**GIVEN EXERCISE**
Extract the full listing verbatim and drop any pictures from your copy.

**GIVEN MATERIAL**

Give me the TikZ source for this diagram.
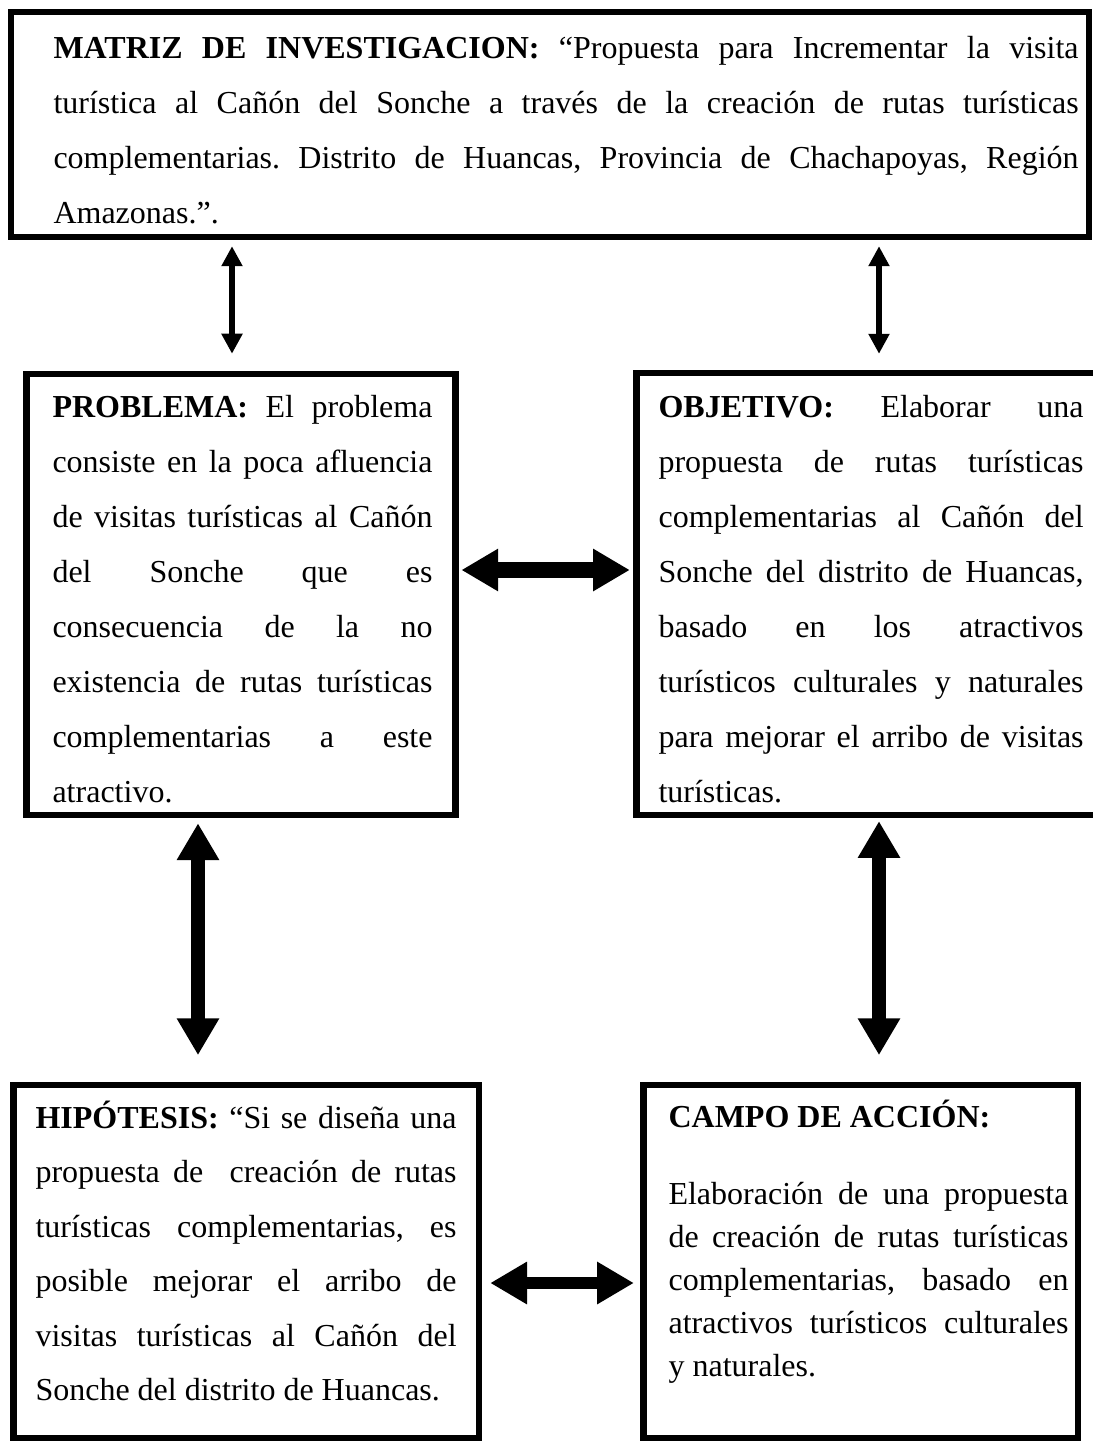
\documentclass[tikz,border=0pt]{standalone}
\usepackage{fontspec}
\setmainfont{Liberation Serif}
\usetikzlibrary{arrows.meta,fit}
\frenchspacing
\newcommand\JL[1]{\hbox to \hsize{#1}}
\newcommand\LL[1]{\hbox to \hsize{#1\hfil}}
\tikzset{
  box/.style={draw, line width=2.4pt, inner sep=0pt},
  txt/.style={anchor=base west, inner sep=0pt, font=\fontsize{12pt}{20.625pt}\selectfont},
  thinarr/.style={line width=1.9pt, {Triangle[length=7.5pt,width=7.5pt]}-{Triangle[length=7.5pt,width=7.5pt]}},
  thickarr/.style={line width=5.1pt, {Triangle[length=13.8pt,width=15pt]}-{Triangle[length=13.8pt,width=15pt]}}
}
\begin{document}
\begin{tikzpicture}[x=0.375pt,y=-0.375pt]
\useasboundingbox (0,0) rectangle (1093,1442);
\clip (0,0) rectangle (1093,1442);
\fill[white] (0,0) rectangle (1093,1442);

% boxes
\node[box, fit={(11,12) (1089,237)}] (top) {};
\node[box, fit={(26.5,374) (455.5,815)}] (prob) {};
\node[box, fit={(636.5,373) (1097,815)}] (obj) {};
\node[box, fit={(13.5,1085) (479,1438)}] (hip) {};
\node[box, fit={(643.5,1085) (1078,1438)}] (campo) {};

% texts
\node[txt] (toptxt) at (53,58) {\parbox[t]{384.4pt}{\baselineskip=20.625pt
\JL{\textbf{MATRIZ DE INVESTIGACION:} “Propuesta para Incrementar la visita}
\JL{turística al Cañón del Sonche a través de la creación de rutas turísticas}
\JL{complementarias. Distrito de Huancas, Provincia de Chachapoyas, Región}
\LL{Amazonas.”.}}};

\node[txt] (probtxt) at (52,417) {\parbox[t]{142.5pt}{\baselineskip=20.625pt
\JL{\textbf{PROBLEMA:} El problema}
\JL{consiste en la poca afluencia}
\JL{de visitas turísticas al Cañón}
\JL{del Sonche que es}
\JL{consecuencia de la no}
\JL{existencia de rutas turísticas}
\JL{complementarias a este}
\LL{atractivo.}}};

\node[txt] (objtxt) at (658,417) {\parbox[t]{159.4pt}{\baselineskip=20.625pt
\JL{\textbf{OBJETIVO:} Elaborar una}
\JL{propuesta de rutas turísticas}
\JL{complementarias al Cañón del}
\JL{Sonche del distrito de Huancas,}
\JL{basado en los atractivos}
\JL{turísticos culturales y naturales}
\JL{para mejorar el arribo de visitas}
\LL{turísticas.}}};

\node[txt] (hiptxt) at (35,1128) {\parbox[t]{157.9pt}{\baselineskip=20.44pt
\JL{\textbf{HIPÓTESIS:} “Si se diseña una}
\JL{propuesta de \ creación de rutas}
\JL{turísticas complementarias, es}
\JL{posible mejorar el arribo de}
\JL{visitas turísticas al Cañón del}
\LL{Sonche del distrito de Huancas.}}};

\node[txt] (campotxt) at (668,1127) {\parbox[t]{150pt}{\baselineskip=16.125pt
\LL{\textbf{CAMPO DE ACCIÓN:}}
\vskip 12.75pt
\JL{Elaboración de una propuesta}
\JL{de creación de rutas turísticas}
\JL{complementarias, basado en}
\JL{atractivos turísticos culturales}
\LL{y naturales.}}};

% arrow guide coordinates
\coordinate (c1) at (232,0);
\coordinate (c2) at (879,0);
\coordinate (c3) at (0,570);
\coordinate (c4) at (198,0);
\coordinate (c5) at (879,0);
\coordinate (c6) at (0,1283);

% connectors
\draw[thinarr, shorten <=2.25pt, shorten >=6.4pt] (top.south -| c1) -- (prob.north -| c1);
\draw[thinarr, shorten <=2.25pt, shorten >=6pt] (top.south -| c2) -- (obj.north -| c2);
\draw[thickarr, line width=5.8pt, shorten <=1pt, shorten >=1.3pt] (prob.east |- c3) -- (obj.west |- c3);
\draw[thickarr, shorten <=1.9pt, shorten >=10pt] (prob.south -| c4) -- (hip.north -| c4);
\draw[thickarr, shorten <=1.1pt, shorten >=10pt] (obj.south -| c5) -- (campo.north -| c5);
\draw[thickarr, line width=4.6pt, shorten <=3pt, shorten >=2.4pt] (hip.east |- c6) -- (campo.west |- c6);
\end{tikzpicture}
\end{document}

**SOLUTION TO THE PROBLEM**
Give me the TikZ source for this diagram.
\documentclass[tikz,border=0pt]{standalone}
\usepackage{fontspec}
\setmainfont{Liberation Serif}
\usetikzlibrary{arrows.meta,fit}
\frenchspacing
\newcommand\JL[1]{\hbox to \hsize{#1}}
\newcommand\LL[1]{\hbox to \hsize{#1\hfil}}
\tikzset{
  box/.style={draw, line width=2.4pt, inner sep=0pt},
  txt/.style={anchor=base west, inner sep=0pt, font=\fontsize{12pt}{20.625pt}\selectfont},
  thinarr/.style={line width=1.9pt, {Triangle[length=7.5pt,width=7.5pt]}-{Triangle[length=7.5pt,width=7.5pt]}},
  thickarr/.style={line width=5.1pt, {Triangle[length=13.8pt,width=15pt]}-{Triangle[length=13.8pt,width=15pt]}}
}
\begin{document}
\begin{tikzpicture}[x=0.375pt,y=-0.375pt]
\useasboundingbox (0,0) rectangle (1093,1442);
\clip (0,0) rectangle (1093,1442);
\fill[white] (0,0) rectangle (1093,1442);

% boxes
\node[box, fit={(11,12) (1089,237)}] (top) {};
\node[box, fit={(26.5,374) (455.5,815)}] (prob) {};
\node[box, fit={(636.5,373) (1097,815)}] (obj) {};
\node[box, fit={(13.5,1085) (479,1438)}] (hip) {};
\node[box, fit={(643.5,1085) (1078,1438)}] (campo) {};

% texts
\node[txt] (toptxt) at (53,58) {\parbox[t]{384.4pt}{\baselineskip=20.625pt
\JL{\textbf{MATRIZ DE INVESTIGACION:} “Propuesta para Incrementar la visita}
\JL{turística al Cañón del Sonche a través de la creación de rutas turísticas}
\JL{complementarias. Distrito de Huancas, Provincia de Chachapoyas, Región}
\LL{Amazonas.”.}}};

\node[txt] (probtxt) at (52,417) {\parbox[t]{142.5pt}{\baselineskip=20.625pt
\JL{\textbf{PROBLEMA:} El problema}
\JL{consiste en la poca afluencia}
\JL{de visitas turísticas al Cañón}
\JL{del Sonche que es}
\JL{consecuencia de la no}
\JL{existencia de rutas turísticas}
\JL{complementarias a este}
\LL{atractivo.}}};

\node[txt] (objtxt) at (658,417) {\parbox[t]{159.4pt}{\baselineskip=20.625pt
\JL{\textbf{OBJETIVO:} Elaborar una}
\JL{propuesta de rutas turísticas}
\JL{complementarias al Cañón del}
\JL{Sonche del distrito de Huancas,}
\JL{basado en los atractivos}
\JL{turísticos culturales y naturales}
\JL{para mejorar el arribo de visitas}
\LL{turísticas.}}};

\node[txt] (hiptxt) at (35,1128) {\parbox[t]{157.9pt}{\baselineskip=20.44pt
\JL{\textbf{HIPÓTESIS:} “Si se diseña una}
\JL{propuesta de \ creación de rutas}
\JL{turísticas complementarias, es}
\JL{posible mejorar el arribo de}
\JL{visitas turísticas al Cañón del}
\LL{Sonche del distrito de Huancas.}}};

\node[txt] (campotxt) at (668,1127) {\parbox[t]{150pt}{\baselineskip=16.125pt
\LL{\textbf{CAMPO DE ACCIÓN:}}
\vskip 12.75pt
\JL{Elaboración de una propuesta}
\JL{de creación de rutas turísticas}
\JL{complementarias, basado en}
\JL{atractivos turísticos culturales}
\LL{y naturales.}}};

% arrow guide coordinates
\coordinate (c1) at (232,0);
\coordinate (c2) at (879,0);
\coordinate (c3) at (0,570);
\coordinate (c4) at (198,0);
\coordinate (c5) at (879,0);
\coordinate (c6) at (0,1283);

% connectors
\draw[thinarr, shorten <=2.25pt, shorten >=6.4pt] (top.south -| c1) -- (prob.north -| c1);
\draw[thinarr, shorten <=2.25pt, shorten >=6pt] (top.south -| c2) -- (obj.north -| c2);
\draw[thickarr, line width=5.8pt, shorten <=1pt, shorten >=1.3pt] (prob.east |- c3) -- (obj.west |- c3);
\draw[thickarr, shorten <=1.9pt, shorten >=10pt] (prob.south -| c4) -- (hip.north -| c4);
\draw[thickarr, shorten <=1.1pt, shorten >=10pt] (obj.south -| c5) -- (campo.north -| c5);
\draw[thickarr, line width=4.6pt, shorten <=3pt, shorten >=2.4pt] (hip.east |- c6) -- (campo.west |- c6);
\end{tikzpicture}
\end{document}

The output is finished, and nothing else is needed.